Saturday, June 30, 2012

A Word on Being in Plainclothes

Though this is my second blog for “Plainclothes,” it seems an occasion to explain what I didn’t explain in my first post last week.

Why have I named my new blog “Plainclothes”?

I have a few reasons. First, I happen to like the sound of it. Plainclothes has a nice ring.

Second, I like what it suggests. Probably the first image it conjures is a police officer going undercover to observe, to get to essentials. It suggests someone at the scene of someting important not wanting to reveal that he or she is, in fact, a cop, a professional. He or she doesn’t want people to act out of character because an authority, or someone in a uniform, is present.
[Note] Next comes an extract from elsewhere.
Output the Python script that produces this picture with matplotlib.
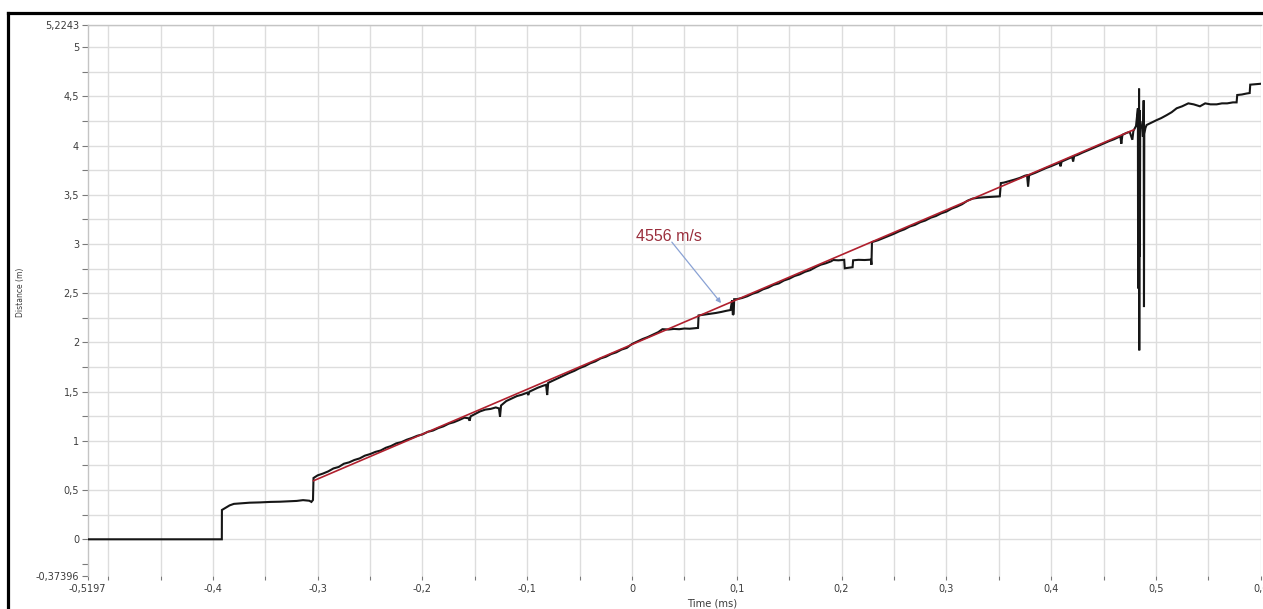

This works for me. In an age of “certification,” going in plainclothes suggests the opposite tendency to "disappearing" in the uniform. When everyone wants to be “licensed,” but that licensing means adherence to a “professional group” more than it does expertise or even competence, it suggests to me a lack of professional psychosis. In plainclothes, I just might retain an ability to identify with human frailty. It suggests someone who hasn’t pledged an allegiance quite yet. It suggests an attempt to share common ground while also paying close attention, perhaps for reasons others don’t share.

I like this.

It fits what Jack Ridl, an award winning poet and one of my favorite writing teachers, suggested is the attitude of the writer. It is to be present and observing, taking note of how others present and express themselves.

I first had the idea for this when I put the word “plainclothes” together, not with cop, but with “theologian.” In fact, I was going to name a nonfiction essay I was working on “Musings of a Plainclothes Theologian.” This seemed fitting for someone to write who has no degrees or formal training in the field, but has certain concerns and hunches, like most people, simply because he’s alive.

Plainclothes also suggests the everyday nature of life. It suggest the opposite, not only of uniforms, but also of costumes, which, as I think about it, might be fun to put on. It is fun to pretend to be someone or something else on occasion. I suppose that for a blog named "Plainclothes," there might be occasions to get dressed up.

But for the most part, that’s what I mean by the title of my blog. Plainclothes. It is both a ruse—going undercover, for the most part, to hide in plain sight—and it is to put on no airs whatsoever, to be present without the need for a licensing body to say I can be.

I welcome the input and thoughts of others plainclothes types. May we find some common ground here.